Performer Courtney Act brings excellent presence to the phantasmal role of Elvira, although a lack of nuance and depth in interpretation, tends to result in a regretful vapidity for the prominent part. Charles is played by Matt Day, admirably sure-footed and detailed with his contributions. The housemaid Edith is made larger than life by Megan Wilding’s creativity, the nature of which is undeniably inventive and mischievous. The wonderfully robust Brigid Zengeni portrays the clairvoyant Madame Arcati, as simultaneously kooky yet dignified. Nancy Denis and Tracy Mann are whimsical as family friends the Bradmans, both bringing considerable charm to the staging.
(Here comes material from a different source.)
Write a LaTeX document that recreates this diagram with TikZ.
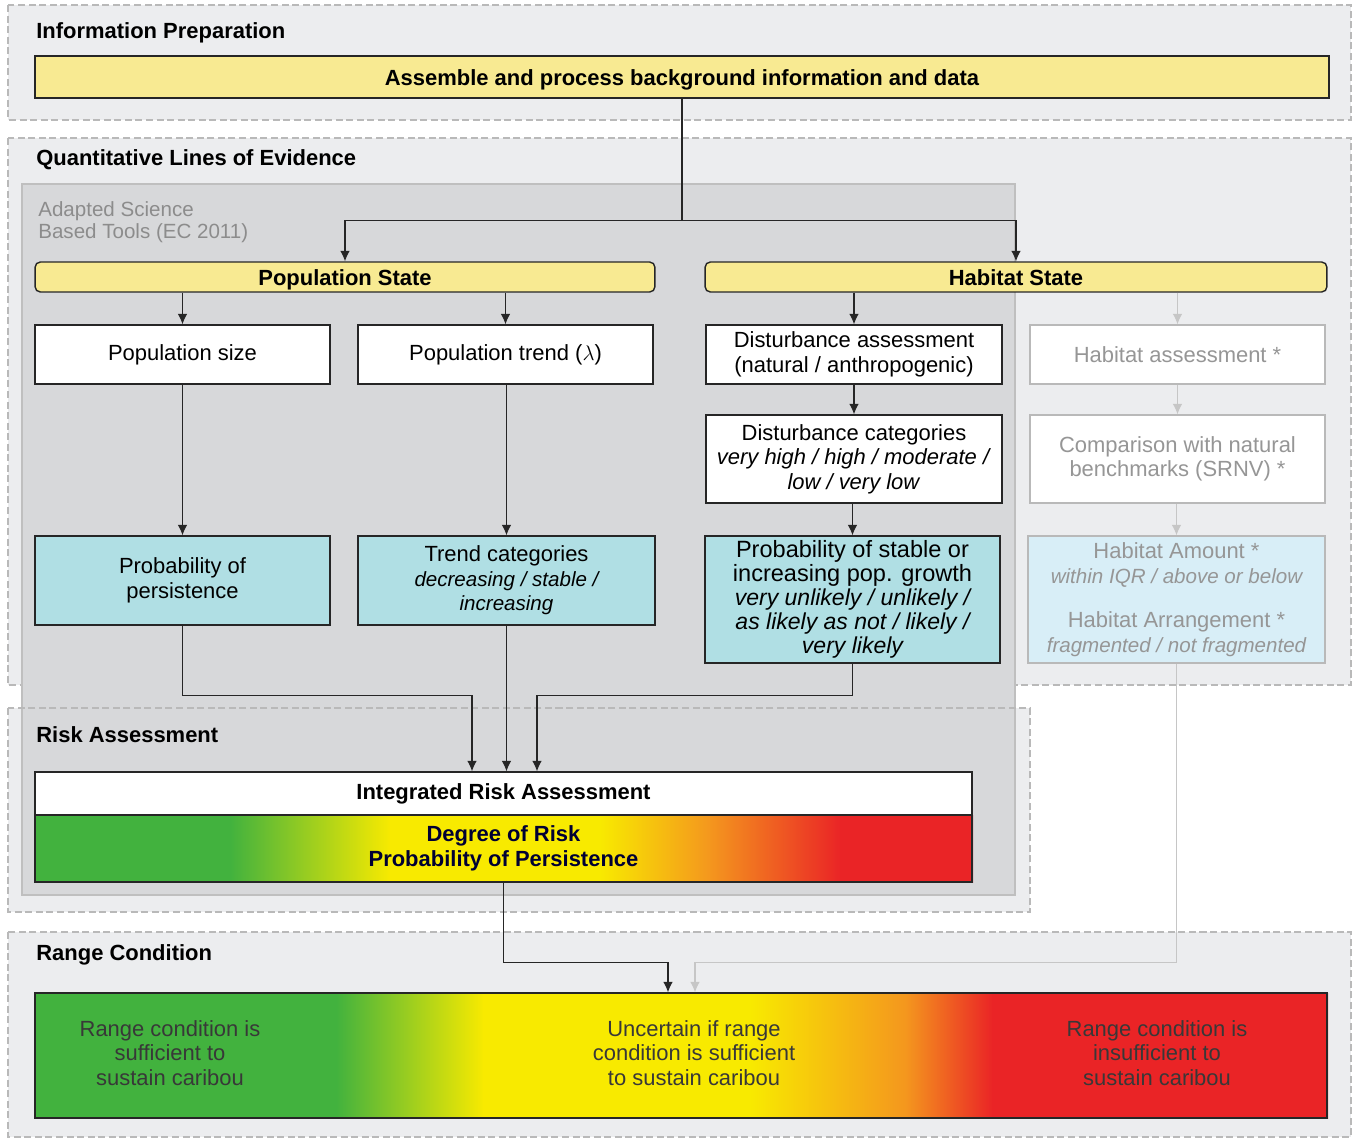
\documentclass[tikz,border=0pt]{standalone}
\usepackage{fontspec}
\setmainfont{Liberation Sans}
\usetikzlibrary{arrows.meta}
\definecolor{panelgrey}{RGB}{236,237,239}
\definecolor{toolgrey}{RGB}{215,216,218}
\definecolor{boxyellow}{RGB}{248,234,146}
\definecolor{boxcyan}{RGB}{176,223,228}
\definecolor{paleblue}{RGB}{216,238,247}
\definecolor{fadegrey}{RGB}{150,150,150}
\definecolor{riskgreen}{RGB}{66,178,62}
\definecolor{riskyellow}{RGB}{248,234,0}
\definecolor{riskorange}{RGB}{244,150,30}
\definecolor{riskred}{RGB}{234,36,38}
\newcommand{\boxfont}{\fontsize{12.5}{14}\selectfont}
\newcommand{\smallboxfont}{\fontsize{11.7}{14}\selectfont}
\tikzset{
  panel/.style={draw=gray!55, dashed, dash pattern=on 4pt off 2pt, line width=0.6pt},
  heading/.style={anchor=west, inner sep=0pt, font=\boxfont\bfseries},
  box/.style={draw=black!85, line width=0.8pt, fill=white, align=center, inner sep=0pt, font=\boxfont},
  yellowbox/.style={box, fill=boxyellow, font=\boxfont\bfseries, text height=2ex, text depth=0.2ex},
  cyanbox/.style={box, fill=boxcyan},
  fadebox/.style={box, draw=gray!55, text=fadegrey},
  rangetext/.style={align=center, font=\boxfont, text=black!78},
  arrow/.style={-{Latex[length=6pt,width=5.5pt]}, line width=0.6pt, black!85},
  fadearrow/.style={-{Latex[length=6pt,width=5.5pt]}, line width=0.6pt, gray!45},
}
\begin{document}
\begin{tikzpicture}[x=0.02cm, y=-0.02cm]
\useasboundingbox (0,0) rectangle (1353,1139);
% panels
\fill[panelgrey] (8,5) rectangle (1351,120);
\fill[panelgrey] (8,138) rectangle (1351,685);
\fill[panelgrey] (8,708) rectangle (1030,912);
\fill[panelgrey] (8,932) rectangle (1351,1137);
\draw[panel] (8,5) rectangle (1351,120);
\draw[panel] (8,138) rectangle (1351,685);
\draw[panel] (8,932) rectangle (1351,1137);
\fill[toolgrey, draw=gray!50, line width=0.6pt] (22,184) rectangle (1015,895);
\draw[panel] (8,708) rectangle (1030,912);
\node[heading] (infohead) at (36,33) {Information Preparation};
\node[heading] (quanthead) at (36,160) {Quantitative Lines of Evidence};
\node[heading] (riskhead) at (36,735) {Risk Assessment};
\node[heading] (rangehead) at (36,955) {Range Condition};
\node[anchor=west, inner sep=0pt, align=left, text=gray!90, font=\fontsize{11.7}{12.6}\selectfont] (tools) at (38,222) {Adapted Science\\Based Tools (EC 2011)};

% boxes
\node[yellowbox, minimum width=25.88cm, minimum height=0.84cm] (assemble) at (682,77) {Assemble and process background information and data};
\node[yellowbox, rounded corners=3pt, minimum width=12.4cm, minimum height=0.6cm] (popstate) at (345,277) {Population State};
\node[yellowbox, rounded corners=3pt, minimum width=12.44cm, minimum height=0.6cm] (habstate) at (1016,277) {Habitat State};
\node[box, minimum width=5.9cm, minimum height=1.18cm] (popsize) at (182.5,354.5) {Population size};
\node[box, minimum width=5.9cm, minimum height=1.18cm] (poptrend) at (505.5,354.5) {Population trend ($\lambda$)};
\node[box, minimum width=5.92cm, minimum height=1.18cm] (distass) at (854,354.5) {Disturbance assessment\\(natural / anthropogenic)};
\node[fadebox, minimum width=5.9cm, minimum height=1.18cm] (habass) at (1177.5,354.5) {Habitat assessment *};
\node[box, minimum width=5.92cm, minimum height=1.76cm] (distcat) at (854,459) {Disturbance categories\\\textit{very high / high / moderate /}\\\textit{low / very low}};
\node[fadebox, minimum width=5.9cm, minimum height=1.76cm] (compare) at (1177.5,459) {Comparison with natural\\benchmarks (SRNV) *};
\node[cyanbox, minimum width=5.9cm, minimum height=1.78cm] (probpers) at (182.5,580.5) {Probability of\\persistence};
\node[cyanbox, minimum width=5.94cm, minimum height=1.78cm] (trendcat) at (506.5,580.5) {Trend categories\\{\smallboxfont\itshape decreasing / stable /}\\{\smallboxfont\itshape increasing}};
\node[cyanbox, font=\fontsize{13.4}{13.6}\selectfont, minimum width=5.9cm, minimum height=2.54cm] (probgrowth) at (852.5,599.5) {Probability of stable or\\increasing pop. growth\\{\fontsize{13.1}{13.6}\selectfont\itshape very unlikely / unlikely /}\\{\fontsize{13.1}{13.6}\selectfont\itshape as likely as not / likely /}\\{\fontsize{13.1}{13.6}\selectfont\itshape very likely}};
\node[fadebox, fill=paleblue, minimum width=5.94cm, minimum height=2.54cm] (habamount) at (1176.5,599.5) {Habitat Amount *\\{\smallboxfont\itshape within IQR / above or below}\\[0.4cm]Habitat Arrangement *\\{\smallboxfont\itshape fragmented / not fragmented}};
\node[box, font=\boxfont\bfseries, minimum width=18.74cm, minimum height=0.86cm] (integ) at (503.5,793.5) {Integrated Risk Assessment};

% colour bars
\foreach \a/\b/\ca/\cb in {35/230/riskgreen/riskgreen, 230/390/riskgreen/riskyellow, 390/600/riskyellow/riskyellow, 600/710/riskyellow/riskorange, 710/840/riskorange/riskred, 840/972/riskred/riskred}
  \fill[left color=\ca, right color=\cb] (\a,815) rectangle ({\b+1},882);
\foreach \a/\b/\ca/\cb in {35/336/riskgreen/riskgreen, 336/483/riskgreen/riskyellow, 483/750/riskyellow/riskyellow, 750/906/riskyellow/riskorange, 906/992/riskorange/riskred, 992/1327/riskred/riskred}
  \fill[left color=\ca, right color=\cb] (\a,993) rectangle ({\b+1},1118);
\node[box, fill=none, font=\boxfont\bfseries, text=black!80!blue, minimum width=18.74cm, minimum height=1.34cm] (degree) at (503.5,848.5) {Degree of Risk\\Probability of Persistence};
\node[box, fill=none, minimum width=25.84cm, minimum height=2.5cm] (range) at (681,1055.5) {};
\node[rangetext] (rangegood) at (170,1053) {Range condition is\\sufficient to\\sustain caribou};
\node[rangetext] (rangemid) at (694,1053) {Uncertain if range\\condition is sufficient\\to sustain caribou};
\node[rangetext] (rangebad) at (1157,1053) {Range condition is\\insufficient to\\sustain caribou};

% connectors
\draw[arrow] (assemble.south) -- ++(0,122) -| (popstate.north);
\draw[arrow] (assemble.south) -- ++(0,122) -| (habstate.north);
\draw[arrow] (popstate.south -| popsize.north) -- (popsize.north);
\draw[arrow] (popstate.south -| poptrend.north) -- (poptrend.north);
\draw[arrow] (habstate.south -| distass.north) -- (distass.north);
\draw[fadearrow] (habstate.south -| habass.north) -- (habass.north);
\draw[arrow] (popsize.south) -- (probpers.north);
\draw[arrow] (poptrend.south -| trendcat.north) -- (trendcat.north);
\draw[arrow] (distass.south) -- (distcat.north);
\draw[arrow] (distcat.south -| probgrowth.north) -- (probgrowth.north);
\draw[fadearrow] (habass.south) -- (compare.north);
\draw[fadearrow] (compare.south -| habamount.north) -- (habamount.north);
\draw[arrow] (probpers.south) -- ++(0,70) -| ([xshift=-0.63cm]integ.north);
\draw[arrow] (trendcat.south) -- (trendcat.south |- integ.north);
\draw[arrow] (probgrowth.south) -- ++(0,32) -| ([xshift=0.67cm]integ.north);
\draw[arrow] (degree.south) -- ++(0,80) -| ([xshift=-0.26cm]range.north);
\draw[fadearrow] (habamount.south) -- ++(0,299) -| ([xshift=0.28cm]range.north);
\end{tikzpicture}
\end{document}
All theatre productions are collaborative efforts, but rare instances do occur, where a single star on the stage shines so bright, everything else can only settle for being mere witness to that magnificence. Playing Ruth, is actor Bessie Holland, who delivers nothing short of a masterclass, in a performance that exceeds even the greatest of expectations. It is a fearless embodiment of a great love for live comedy, replete with faultless instincts and exhaustively considered manoeuvres. Not only does Holland offer us crystal clarity with regards character and story, she has an ability to connect with her audience as though through a direct link to our viscera, so that an impossible joy is emitted, with every aural and visual punchline she precisely, and spiritedly, executes. It is a marvel that such talent is real, and an even greater miracle that we can attest to its existence in this very lifetime, with our own eyes.